◆ What is required
From the entries below, pull out each line where "this" appears.
** Start **
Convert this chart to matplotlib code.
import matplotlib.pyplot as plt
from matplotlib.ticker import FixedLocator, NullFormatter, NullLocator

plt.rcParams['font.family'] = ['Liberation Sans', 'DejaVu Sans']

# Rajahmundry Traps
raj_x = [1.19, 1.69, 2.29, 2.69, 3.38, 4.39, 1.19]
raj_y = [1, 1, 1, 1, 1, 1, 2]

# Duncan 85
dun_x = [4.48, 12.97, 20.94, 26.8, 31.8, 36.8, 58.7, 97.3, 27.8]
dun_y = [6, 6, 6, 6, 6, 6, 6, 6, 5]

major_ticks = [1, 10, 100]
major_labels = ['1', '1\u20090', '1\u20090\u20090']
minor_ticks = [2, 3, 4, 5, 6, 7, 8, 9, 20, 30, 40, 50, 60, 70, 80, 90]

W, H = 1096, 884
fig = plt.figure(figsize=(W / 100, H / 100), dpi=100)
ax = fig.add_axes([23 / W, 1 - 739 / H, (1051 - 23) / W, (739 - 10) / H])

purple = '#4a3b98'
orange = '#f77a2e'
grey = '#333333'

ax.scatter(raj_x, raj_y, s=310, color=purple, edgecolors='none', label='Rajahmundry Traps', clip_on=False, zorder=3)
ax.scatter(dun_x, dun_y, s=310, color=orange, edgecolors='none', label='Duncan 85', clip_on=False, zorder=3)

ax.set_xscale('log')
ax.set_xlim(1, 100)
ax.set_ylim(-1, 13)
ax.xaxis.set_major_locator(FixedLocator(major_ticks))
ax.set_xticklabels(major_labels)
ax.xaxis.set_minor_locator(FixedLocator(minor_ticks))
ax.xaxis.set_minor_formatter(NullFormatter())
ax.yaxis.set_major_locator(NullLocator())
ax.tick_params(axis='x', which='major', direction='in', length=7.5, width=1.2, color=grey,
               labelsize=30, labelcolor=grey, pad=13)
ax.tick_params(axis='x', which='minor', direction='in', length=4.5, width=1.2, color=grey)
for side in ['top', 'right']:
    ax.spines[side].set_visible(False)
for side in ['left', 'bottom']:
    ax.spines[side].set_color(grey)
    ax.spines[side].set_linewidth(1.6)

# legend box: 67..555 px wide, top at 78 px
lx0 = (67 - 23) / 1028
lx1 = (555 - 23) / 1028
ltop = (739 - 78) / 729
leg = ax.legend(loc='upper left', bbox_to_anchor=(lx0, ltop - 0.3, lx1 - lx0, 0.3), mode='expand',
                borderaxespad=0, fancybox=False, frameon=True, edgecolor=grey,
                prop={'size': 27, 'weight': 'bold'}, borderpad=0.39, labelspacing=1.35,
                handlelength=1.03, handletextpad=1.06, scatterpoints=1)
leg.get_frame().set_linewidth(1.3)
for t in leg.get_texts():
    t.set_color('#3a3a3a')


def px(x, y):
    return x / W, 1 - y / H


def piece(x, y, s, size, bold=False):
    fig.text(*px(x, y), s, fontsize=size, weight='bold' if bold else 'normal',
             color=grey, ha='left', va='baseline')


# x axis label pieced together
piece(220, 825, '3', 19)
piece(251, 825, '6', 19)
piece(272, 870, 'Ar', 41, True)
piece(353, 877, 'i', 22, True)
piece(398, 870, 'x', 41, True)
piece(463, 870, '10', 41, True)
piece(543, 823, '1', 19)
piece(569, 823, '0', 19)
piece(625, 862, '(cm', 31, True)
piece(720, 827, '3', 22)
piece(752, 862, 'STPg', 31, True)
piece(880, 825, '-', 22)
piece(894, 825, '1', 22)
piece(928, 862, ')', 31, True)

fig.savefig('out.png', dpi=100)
** End **
** Start **
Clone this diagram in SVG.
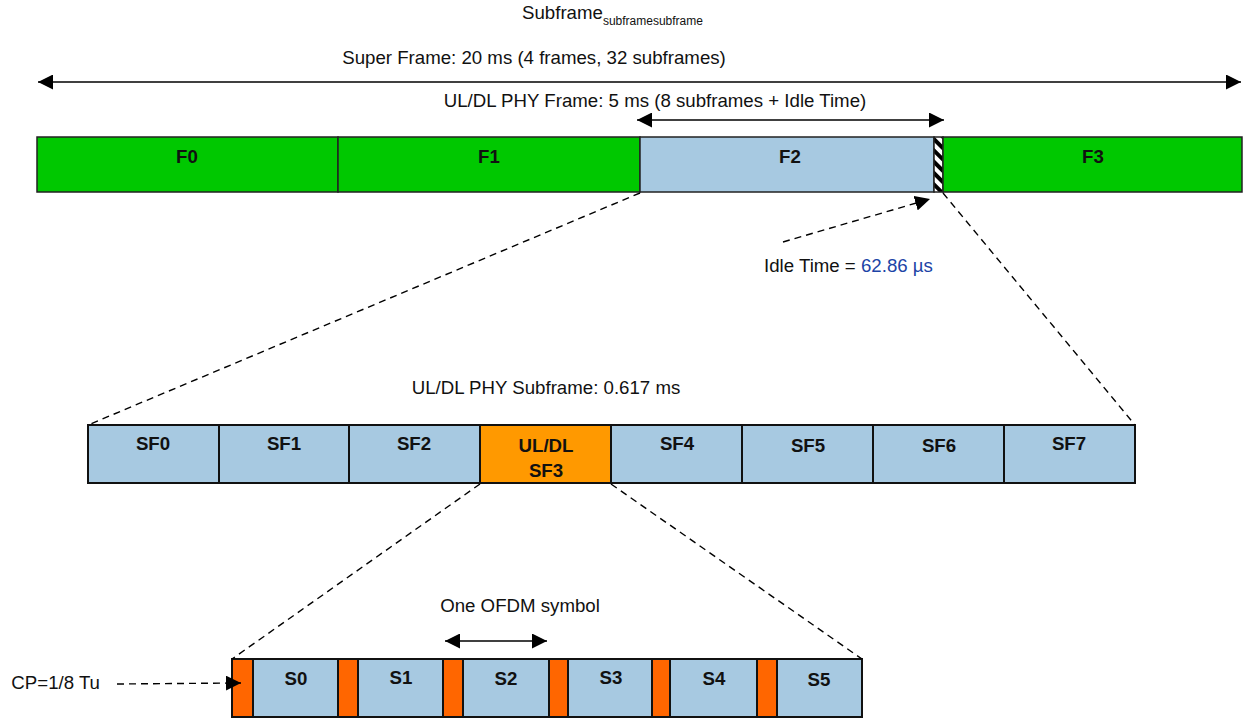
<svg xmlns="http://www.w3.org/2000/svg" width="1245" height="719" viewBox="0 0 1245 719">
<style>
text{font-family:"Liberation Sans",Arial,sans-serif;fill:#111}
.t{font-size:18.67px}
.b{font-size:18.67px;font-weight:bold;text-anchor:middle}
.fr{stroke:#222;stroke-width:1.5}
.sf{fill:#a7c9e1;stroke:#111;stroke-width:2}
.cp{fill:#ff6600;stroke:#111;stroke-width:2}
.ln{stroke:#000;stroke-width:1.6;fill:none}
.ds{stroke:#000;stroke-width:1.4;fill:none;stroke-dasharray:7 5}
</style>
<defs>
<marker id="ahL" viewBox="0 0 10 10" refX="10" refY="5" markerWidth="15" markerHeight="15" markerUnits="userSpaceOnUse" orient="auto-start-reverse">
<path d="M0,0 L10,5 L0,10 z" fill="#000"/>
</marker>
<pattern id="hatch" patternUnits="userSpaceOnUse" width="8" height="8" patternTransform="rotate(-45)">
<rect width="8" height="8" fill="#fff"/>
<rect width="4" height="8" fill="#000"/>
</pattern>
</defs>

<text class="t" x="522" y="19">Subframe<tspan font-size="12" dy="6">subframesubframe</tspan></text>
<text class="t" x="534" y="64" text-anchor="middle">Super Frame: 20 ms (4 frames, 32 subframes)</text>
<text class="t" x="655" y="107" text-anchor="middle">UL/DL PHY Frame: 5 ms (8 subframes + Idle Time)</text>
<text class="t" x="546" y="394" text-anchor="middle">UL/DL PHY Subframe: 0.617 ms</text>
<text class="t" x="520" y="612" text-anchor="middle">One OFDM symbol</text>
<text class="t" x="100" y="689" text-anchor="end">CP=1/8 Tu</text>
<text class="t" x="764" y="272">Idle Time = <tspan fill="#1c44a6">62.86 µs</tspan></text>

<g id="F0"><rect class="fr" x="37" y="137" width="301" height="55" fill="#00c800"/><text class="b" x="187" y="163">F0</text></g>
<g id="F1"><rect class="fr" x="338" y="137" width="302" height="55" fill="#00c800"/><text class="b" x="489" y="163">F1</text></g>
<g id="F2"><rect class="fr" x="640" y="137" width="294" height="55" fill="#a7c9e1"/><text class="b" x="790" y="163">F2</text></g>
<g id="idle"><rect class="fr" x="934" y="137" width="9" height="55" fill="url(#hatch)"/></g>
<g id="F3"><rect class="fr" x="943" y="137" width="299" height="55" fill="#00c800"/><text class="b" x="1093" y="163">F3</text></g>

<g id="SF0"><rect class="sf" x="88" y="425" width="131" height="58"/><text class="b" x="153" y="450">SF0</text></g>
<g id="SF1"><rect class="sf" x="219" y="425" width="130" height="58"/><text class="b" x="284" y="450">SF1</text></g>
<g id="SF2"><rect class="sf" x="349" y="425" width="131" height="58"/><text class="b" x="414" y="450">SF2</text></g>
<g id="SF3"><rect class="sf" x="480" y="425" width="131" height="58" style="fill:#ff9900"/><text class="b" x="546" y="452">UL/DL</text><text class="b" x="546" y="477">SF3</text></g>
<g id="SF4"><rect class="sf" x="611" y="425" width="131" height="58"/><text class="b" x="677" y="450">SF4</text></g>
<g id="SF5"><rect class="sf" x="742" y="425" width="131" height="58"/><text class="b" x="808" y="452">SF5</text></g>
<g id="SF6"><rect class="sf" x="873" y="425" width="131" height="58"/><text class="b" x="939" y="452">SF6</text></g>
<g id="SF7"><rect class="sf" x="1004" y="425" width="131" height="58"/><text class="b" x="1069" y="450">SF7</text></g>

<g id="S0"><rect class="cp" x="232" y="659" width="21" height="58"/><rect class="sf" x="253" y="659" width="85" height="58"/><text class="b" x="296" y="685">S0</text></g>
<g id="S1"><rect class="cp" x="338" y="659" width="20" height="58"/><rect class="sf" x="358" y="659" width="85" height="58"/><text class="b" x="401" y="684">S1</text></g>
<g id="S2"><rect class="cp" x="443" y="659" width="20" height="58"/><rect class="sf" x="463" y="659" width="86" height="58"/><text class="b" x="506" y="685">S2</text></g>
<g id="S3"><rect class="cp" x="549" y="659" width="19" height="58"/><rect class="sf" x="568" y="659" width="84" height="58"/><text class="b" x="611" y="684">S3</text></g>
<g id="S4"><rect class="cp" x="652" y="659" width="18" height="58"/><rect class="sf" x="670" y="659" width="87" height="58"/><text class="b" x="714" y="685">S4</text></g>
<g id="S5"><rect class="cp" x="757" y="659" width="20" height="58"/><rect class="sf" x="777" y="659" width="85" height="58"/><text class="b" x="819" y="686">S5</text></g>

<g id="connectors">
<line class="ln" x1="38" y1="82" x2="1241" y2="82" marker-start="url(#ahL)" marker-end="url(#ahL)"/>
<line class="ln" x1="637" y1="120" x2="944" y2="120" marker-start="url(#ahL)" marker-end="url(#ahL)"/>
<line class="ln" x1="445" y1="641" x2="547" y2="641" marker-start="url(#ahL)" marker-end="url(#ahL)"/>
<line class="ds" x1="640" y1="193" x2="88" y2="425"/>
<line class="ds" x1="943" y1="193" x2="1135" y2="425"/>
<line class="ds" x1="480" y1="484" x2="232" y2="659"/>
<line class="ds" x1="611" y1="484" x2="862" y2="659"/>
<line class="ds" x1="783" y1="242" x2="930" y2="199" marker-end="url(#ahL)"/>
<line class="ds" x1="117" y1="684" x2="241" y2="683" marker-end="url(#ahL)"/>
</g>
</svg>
** End **
** Start **
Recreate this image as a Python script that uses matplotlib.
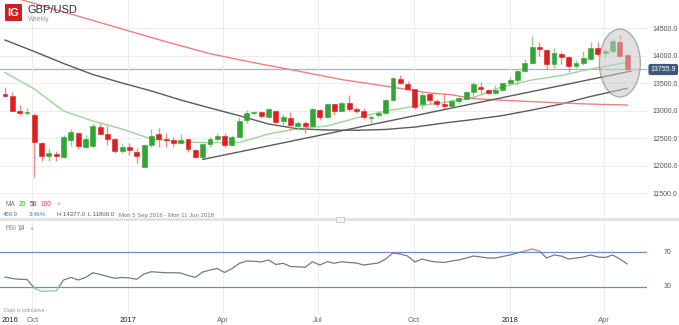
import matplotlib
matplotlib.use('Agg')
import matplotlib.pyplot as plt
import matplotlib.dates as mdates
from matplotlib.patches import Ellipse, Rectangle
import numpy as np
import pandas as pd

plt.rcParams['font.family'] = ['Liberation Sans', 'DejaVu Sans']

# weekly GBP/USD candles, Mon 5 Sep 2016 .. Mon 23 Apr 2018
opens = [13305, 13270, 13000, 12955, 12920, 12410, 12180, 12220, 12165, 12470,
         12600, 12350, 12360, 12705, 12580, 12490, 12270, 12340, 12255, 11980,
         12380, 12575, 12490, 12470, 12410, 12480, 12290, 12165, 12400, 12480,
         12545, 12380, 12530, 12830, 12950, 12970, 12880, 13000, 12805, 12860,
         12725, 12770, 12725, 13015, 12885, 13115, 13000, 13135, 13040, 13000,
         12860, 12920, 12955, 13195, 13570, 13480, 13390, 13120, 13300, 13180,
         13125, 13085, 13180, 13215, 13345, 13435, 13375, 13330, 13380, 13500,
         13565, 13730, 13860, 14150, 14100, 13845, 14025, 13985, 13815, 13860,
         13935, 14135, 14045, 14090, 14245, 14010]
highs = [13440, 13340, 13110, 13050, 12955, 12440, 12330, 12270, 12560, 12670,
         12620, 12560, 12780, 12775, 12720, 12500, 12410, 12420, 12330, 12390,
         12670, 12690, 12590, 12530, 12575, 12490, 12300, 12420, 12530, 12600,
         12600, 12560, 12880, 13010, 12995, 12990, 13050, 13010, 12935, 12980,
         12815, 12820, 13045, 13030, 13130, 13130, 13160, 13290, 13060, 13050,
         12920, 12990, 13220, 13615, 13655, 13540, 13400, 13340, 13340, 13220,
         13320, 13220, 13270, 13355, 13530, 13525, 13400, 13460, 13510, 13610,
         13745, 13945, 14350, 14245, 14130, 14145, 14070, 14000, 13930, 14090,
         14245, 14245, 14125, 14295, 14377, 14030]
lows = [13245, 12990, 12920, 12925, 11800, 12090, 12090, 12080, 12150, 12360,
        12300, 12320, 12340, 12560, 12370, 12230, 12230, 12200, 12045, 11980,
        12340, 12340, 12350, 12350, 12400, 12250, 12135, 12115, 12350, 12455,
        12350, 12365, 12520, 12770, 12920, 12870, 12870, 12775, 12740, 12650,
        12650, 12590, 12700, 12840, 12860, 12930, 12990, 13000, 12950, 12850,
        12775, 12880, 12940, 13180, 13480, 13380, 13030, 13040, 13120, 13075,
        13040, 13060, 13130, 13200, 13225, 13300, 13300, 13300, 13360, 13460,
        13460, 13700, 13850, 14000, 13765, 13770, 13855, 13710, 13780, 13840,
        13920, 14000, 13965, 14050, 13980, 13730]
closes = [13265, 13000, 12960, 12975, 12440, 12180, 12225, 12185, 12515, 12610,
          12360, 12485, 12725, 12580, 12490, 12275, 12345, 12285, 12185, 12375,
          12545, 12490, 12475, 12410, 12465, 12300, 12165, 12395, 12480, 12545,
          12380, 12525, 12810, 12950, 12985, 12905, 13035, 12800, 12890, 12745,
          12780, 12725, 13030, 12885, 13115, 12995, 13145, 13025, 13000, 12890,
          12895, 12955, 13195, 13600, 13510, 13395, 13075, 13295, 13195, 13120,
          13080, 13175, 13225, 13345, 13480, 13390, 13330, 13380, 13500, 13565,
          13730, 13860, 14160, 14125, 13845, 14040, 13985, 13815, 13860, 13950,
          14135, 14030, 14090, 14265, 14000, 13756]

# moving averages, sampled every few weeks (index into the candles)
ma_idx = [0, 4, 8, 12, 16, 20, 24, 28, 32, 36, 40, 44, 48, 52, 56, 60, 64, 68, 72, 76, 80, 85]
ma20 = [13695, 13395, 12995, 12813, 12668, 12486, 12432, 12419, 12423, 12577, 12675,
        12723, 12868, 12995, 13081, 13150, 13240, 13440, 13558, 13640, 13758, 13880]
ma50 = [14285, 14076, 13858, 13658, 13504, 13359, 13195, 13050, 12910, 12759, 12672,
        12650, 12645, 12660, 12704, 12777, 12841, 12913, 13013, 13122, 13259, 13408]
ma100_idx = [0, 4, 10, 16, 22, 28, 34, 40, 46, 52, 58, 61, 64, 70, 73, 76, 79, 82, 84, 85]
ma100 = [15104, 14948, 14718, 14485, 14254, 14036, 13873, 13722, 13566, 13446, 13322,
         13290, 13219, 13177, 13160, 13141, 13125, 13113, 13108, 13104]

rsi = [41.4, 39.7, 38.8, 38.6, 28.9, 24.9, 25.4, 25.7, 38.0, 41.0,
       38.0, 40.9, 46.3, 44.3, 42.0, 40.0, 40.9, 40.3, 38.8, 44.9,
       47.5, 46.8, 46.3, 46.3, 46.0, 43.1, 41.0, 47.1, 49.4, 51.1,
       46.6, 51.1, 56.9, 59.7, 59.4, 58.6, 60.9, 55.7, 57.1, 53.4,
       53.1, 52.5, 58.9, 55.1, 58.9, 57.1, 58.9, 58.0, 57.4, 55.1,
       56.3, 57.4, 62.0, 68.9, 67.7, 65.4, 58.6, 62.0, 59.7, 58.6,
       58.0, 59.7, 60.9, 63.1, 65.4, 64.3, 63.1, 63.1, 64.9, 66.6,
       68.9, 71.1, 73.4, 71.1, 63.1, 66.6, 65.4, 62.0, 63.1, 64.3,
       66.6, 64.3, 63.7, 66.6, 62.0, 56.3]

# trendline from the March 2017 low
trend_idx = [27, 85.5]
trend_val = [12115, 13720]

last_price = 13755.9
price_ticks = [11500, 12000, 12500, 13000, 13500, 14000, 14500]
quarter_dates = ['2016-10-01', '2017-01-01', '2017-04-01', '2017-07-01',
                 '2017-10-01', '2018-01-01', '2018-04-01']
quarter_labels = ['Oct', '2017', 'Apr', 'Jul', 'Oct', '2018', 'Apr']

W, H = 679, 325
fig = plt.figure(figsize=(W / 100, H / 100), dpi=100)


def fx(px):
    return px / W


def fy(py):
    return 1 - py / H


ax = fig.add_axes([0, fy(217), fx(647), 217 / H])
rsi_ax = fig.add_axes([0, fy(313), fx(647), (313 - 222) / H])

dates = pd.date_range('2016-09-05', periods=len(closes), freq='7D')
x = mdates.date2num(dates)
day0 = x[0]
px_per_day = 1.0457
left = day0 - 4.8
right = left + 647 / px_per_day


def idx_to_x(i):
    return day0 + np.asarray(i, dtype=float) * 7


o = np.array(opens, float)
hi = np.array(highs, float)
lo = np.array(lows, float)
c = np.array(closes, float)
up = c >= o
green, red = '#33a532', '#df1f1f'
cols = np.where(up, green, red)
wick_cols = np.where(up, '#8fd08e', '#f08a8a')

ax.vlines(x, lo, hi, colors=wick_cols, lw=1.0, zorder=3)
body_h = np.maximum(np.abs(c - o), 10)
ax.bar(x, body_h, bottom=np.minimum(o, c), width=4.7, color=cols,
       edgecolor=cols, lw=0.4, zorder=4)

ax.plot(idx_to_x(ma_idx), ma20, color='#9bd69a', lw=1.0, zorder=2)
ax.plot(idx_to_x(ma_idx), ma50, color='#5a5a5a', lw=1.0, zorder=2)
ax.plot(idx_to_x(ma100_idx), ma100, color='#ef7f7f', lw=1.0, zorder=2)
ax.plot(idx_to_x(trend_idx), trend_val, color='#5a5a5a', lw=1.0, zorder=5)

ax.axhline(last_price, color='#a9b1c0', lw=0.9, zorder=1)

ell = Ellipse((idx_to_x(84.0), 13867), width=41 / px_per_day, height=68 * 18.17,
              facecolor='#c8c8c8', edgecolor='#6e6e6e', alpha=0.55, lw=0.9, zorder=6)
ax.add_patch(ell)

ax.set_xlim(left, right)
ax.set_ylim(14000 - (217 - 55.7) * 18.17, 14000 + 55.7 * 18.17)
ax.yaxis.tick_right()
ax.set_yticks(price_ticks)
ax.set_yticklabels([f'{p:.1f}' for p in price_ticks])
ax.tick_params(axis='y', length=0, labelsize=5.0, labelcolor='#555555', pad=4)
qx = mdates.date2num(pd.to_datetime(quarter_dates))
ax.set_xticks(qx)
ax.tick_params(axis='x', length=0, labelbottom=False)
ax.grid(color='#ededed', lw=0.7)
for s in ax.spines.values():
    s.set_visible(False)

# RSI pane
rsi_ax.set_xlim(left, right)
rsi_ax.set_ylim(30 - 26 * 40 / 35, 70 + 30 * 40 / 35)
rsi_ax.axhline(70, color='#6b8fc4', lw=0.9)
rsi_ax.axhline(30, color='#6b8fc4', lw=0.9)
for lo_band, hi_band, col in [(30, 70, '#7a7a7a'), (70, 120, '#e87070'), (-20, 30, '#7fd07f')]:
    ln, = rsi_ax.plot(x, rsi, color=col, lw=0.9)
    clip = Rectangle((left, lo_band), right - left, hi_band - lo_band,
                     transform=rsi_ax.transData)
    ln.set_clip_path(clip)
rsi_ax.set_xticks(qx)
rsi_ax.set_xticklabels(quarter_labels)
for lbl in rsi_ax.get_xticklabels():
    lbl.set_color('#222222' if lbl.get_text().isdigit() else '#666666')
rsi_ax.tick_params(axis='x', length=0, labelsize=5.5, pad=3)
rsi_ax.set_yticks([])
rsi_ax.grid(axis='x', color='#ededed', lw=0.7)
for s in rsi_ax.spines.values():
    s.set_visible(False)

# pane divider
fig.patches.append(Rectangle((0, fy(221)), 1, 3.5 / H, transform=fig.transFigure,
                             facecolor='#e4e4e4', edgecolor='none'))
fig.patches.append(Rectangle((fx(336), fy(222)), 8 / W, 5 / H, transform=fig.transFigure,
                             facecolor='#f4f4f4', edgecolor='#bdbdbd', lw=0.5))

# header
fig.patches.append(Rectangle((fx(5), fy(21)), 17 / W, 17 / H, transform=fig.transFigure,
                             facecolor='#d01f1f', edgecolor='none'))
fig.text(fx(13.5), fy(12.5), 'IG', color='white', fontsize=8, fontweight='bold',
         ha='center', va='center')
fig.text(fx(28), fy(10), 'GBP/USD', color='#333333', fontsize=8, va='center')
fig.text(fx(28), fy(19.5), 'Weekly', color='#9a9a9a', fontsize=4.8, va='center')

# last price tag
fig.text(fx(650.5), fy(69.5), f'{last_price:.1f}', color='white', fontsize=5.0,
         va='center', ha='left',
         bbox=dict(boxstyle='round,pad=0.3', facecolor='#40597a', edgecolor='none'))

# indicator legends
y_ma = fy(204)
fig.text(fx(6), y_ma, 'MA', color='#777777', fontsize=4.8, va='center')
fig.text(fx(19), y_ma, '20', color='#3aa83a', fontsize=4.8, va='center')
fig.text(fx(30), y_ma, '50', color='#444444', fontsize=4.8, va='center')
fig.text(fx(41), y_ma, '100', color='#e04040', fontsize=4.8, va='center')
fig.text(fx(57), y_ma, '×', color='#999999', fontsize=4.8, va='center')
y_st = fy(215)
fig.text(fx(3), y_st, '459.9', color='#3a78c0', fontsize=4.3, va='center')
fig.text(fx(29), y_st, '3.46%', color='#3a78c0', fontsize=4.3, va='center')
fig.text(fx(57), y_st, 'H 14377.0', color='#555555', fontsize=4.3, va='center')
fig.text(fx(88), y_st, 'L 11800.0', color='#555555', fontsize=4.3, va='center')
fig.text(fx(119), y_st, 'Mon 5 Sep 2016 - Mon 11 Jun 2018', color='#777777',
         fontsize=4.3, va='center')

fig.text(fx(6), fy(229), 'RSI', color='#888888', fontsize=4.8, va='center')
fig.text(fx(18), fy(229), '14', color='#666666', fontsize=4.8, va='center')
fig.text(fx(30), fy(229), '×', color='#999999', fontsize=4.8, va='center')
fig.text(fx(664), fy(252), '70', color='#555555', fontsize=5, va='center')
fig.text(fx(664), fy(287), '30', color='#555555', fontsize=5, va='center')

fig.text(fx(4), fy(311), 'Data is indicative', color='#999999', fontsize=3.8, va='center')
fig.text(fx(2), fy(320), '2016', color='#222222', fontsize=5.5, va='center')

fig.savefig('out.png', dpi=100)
** End **
◆ Output of the exercise
Convert this chart to matplotlib code.
Clone this diagram in SVG.
Recreate this image as a Python script that uses matplotlib.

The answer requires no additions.